Automotive safety integrity levels are an absolute must to guarantee safe and reliable execution of applications in the real-time environment of an automobile. Yet developers constantly struggle with the need to partition their applications and reduce the interference between software components while still maintaining the highest safety levels possible.
Having to balance the needs between transitioning from single-core to multi-core architectures while still maintaining industry-standard safety integrity levels, for example for ISO 26262 certification, is making it harder than ever to manage the software in today’s vehicles. “This is why we introduced the Tasking Integrity Checker to help to identify and remove safety critical interference within automotive applications in the most efficient way possible for embedded software developers,” says Harm-André Verhoef, Tasking Product Manager at Altium.

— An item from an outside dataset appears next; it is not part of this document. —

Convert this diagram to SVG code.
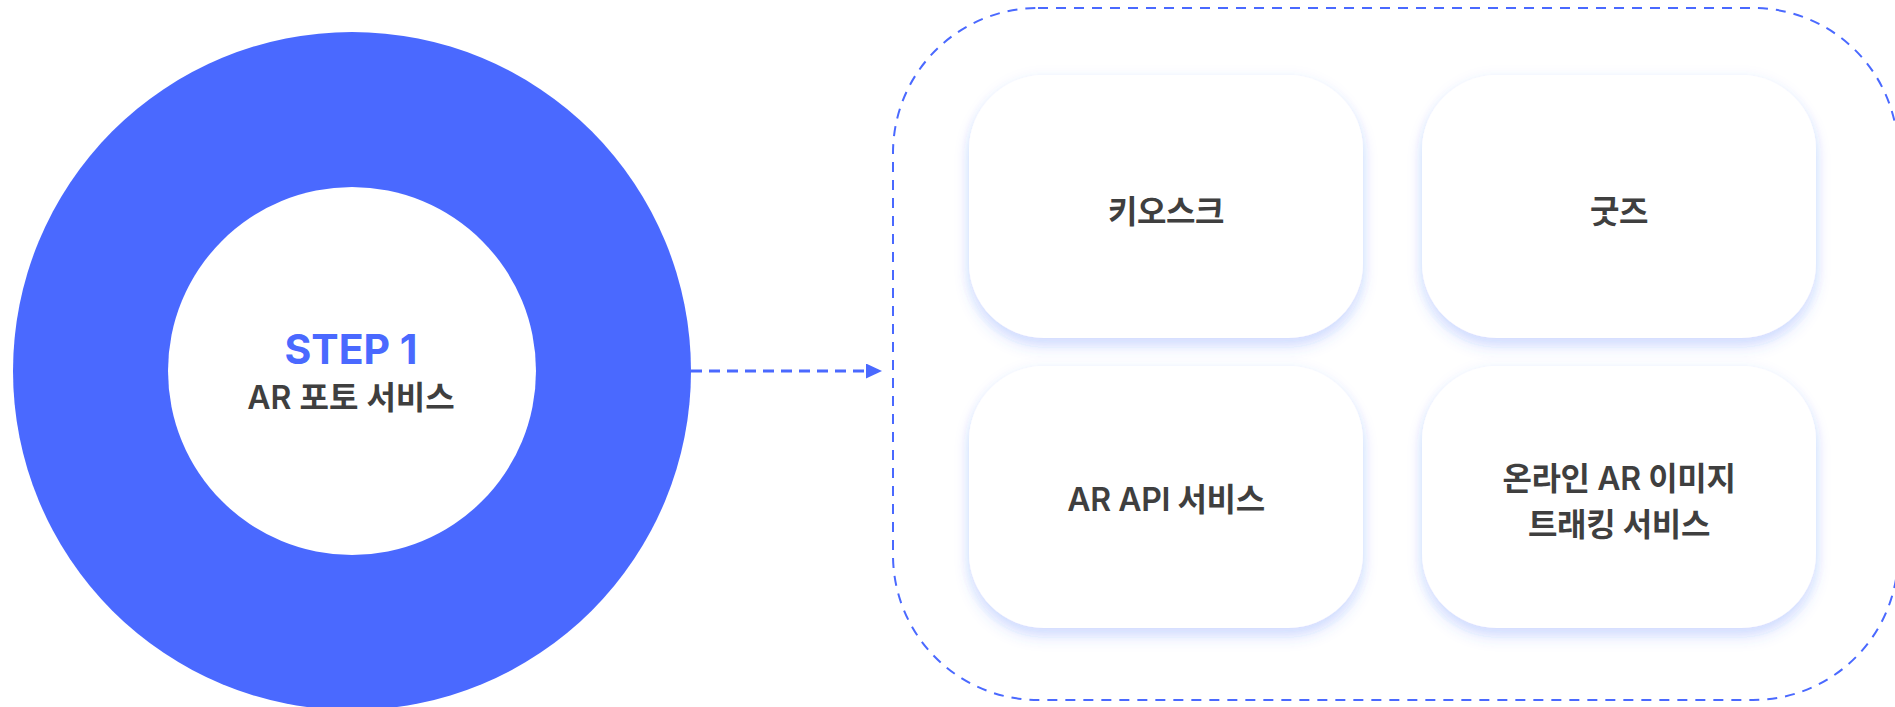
<svg xmlns="http://www.w3.org/2000/svg" width="1895" height="707" viewBox="0 0 1895 707">
<defs>
<filter id="cardShadow" x="-20%" y="-20%" width="140%" height="150%">
<feDropShadow dx="0" dy="0" stdDeviation="6" flood-color="#4a69ff" flood-opacity="0.06"/>
<feDropShadow dx="0" dy="9" stdDeviation="7" flood-color="#4a69ff" flood-opacity="0.2"/>
</filter>
<marker id="arrow" viewBox="0 0 16 15" refX="0" refY="7.5" markerWidth="16" markerHeight="15" markerUnits="userSpaceOnUse" orient="auto">
<polygon points="0,0 16,7.5 0,15" fill="#4a69ff"/>
</marker>
</defs>
<style>
.card{fill:#ffffff;filter:url(#cardShadow);}
.lbl{font-family:"Inter","Noto Sans CJK KR","Noto Sans",sans-serif;font-size:32px;font-weight:600;fill:#3f3f3f;text-anchor:middle;letter-spacing:-0.4px;}
.step{font-family:"Inter","Noto Sans",sans-serif;font-size:41px;font-weight:700;fill:#4a69ff;text-anchor:middle;}
.dash{fill:none;stroke:#4a69ff;stroke-width:2;stroke-dasharray:10 8;}
</style>
<rect width="1895" height="707" fill="#ffffff"/>
<g id="step1">
<circle cx="352" cy="371" r="339" fill="#4a69ff"/>
<circle cx="352" cy="371" r="184" fill="#ffffff"/>
<text class="step" x="351" y="364">STEP 1</text>
<text class="lbl" x="351" y="409" style="letter-spacing:0">AR 포토 서비스</text>
</g>
<g id="container">
<rect class="dash" x="893" y="8" width="1005" height="692" rx="145" ry="145"/>
</g>
<g id="connectors">
<line x1="691" y1="371" x2="866" y2="371" stroke="#4a69ff" stroke-width="3" stroke-dasharray="11 7" marker-end="url(#arrow)"/>
</g>
<g id="kiosk">
<rect class="card" x="969" y="75" width="394" height="263" rx="75" ry="75"/>
<text class="lbl" x="1166" y="223">키오스크</text>
</g>
<g id="goods">
<rect class="card" x="1422" y="75" width="394" height="263" rx="75" ry="75"/>
<text class="lbl" x="1619" y="223">굿즈</text>
</g>
<g id="ar-api">
<rect class="card" x="969" y="366" width="394" height="262" rx="75" ry="75"/>
<text class="lbl" x="1166" y="511">AR API 서비스</text>
</g>
<g id="online-ar">
<rect class="card" x="1422" y="366" width="394" height="262" rx="75" ry="75"/>
<text class="lbl" x="1619" y="490">온라인 AR 이미지</text>
<text class="lbl" x="1619" y="536">트래킹 서비스</text>
</g>
</svg>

One way to achieve this goal in mixed criticality systems is to prove that low-level safety functions, like audio related applications, do not interfere with high-level safety functions, like braking systems. This so called ‘Freedom from Interference’ is not an easy goal to achieve in new multi-core architectures where more functions are being combined into one control unit.
The Tasking Integrity Checker, previously part of Altium’s Tasking VX-toolset for TriCore/AURIX, provides embedded software developers with the needed tools to accomplish this task, including:
- The ability to work at the compiler level so that developers do not have to change the source code in an application.
- Information about memory allocated is already included, with unique ways to identify memory write/read access.
- Information about the safety classes of functions are built into the application, allowing developers to easily address the implementation of safety requirements with ASIL aware static analysis.
- By making the Tasking Integrity Checker available as a stand-alone application, embedded developers will be able to create safe and reliable automotive applications, regardless of what architecture they are working on.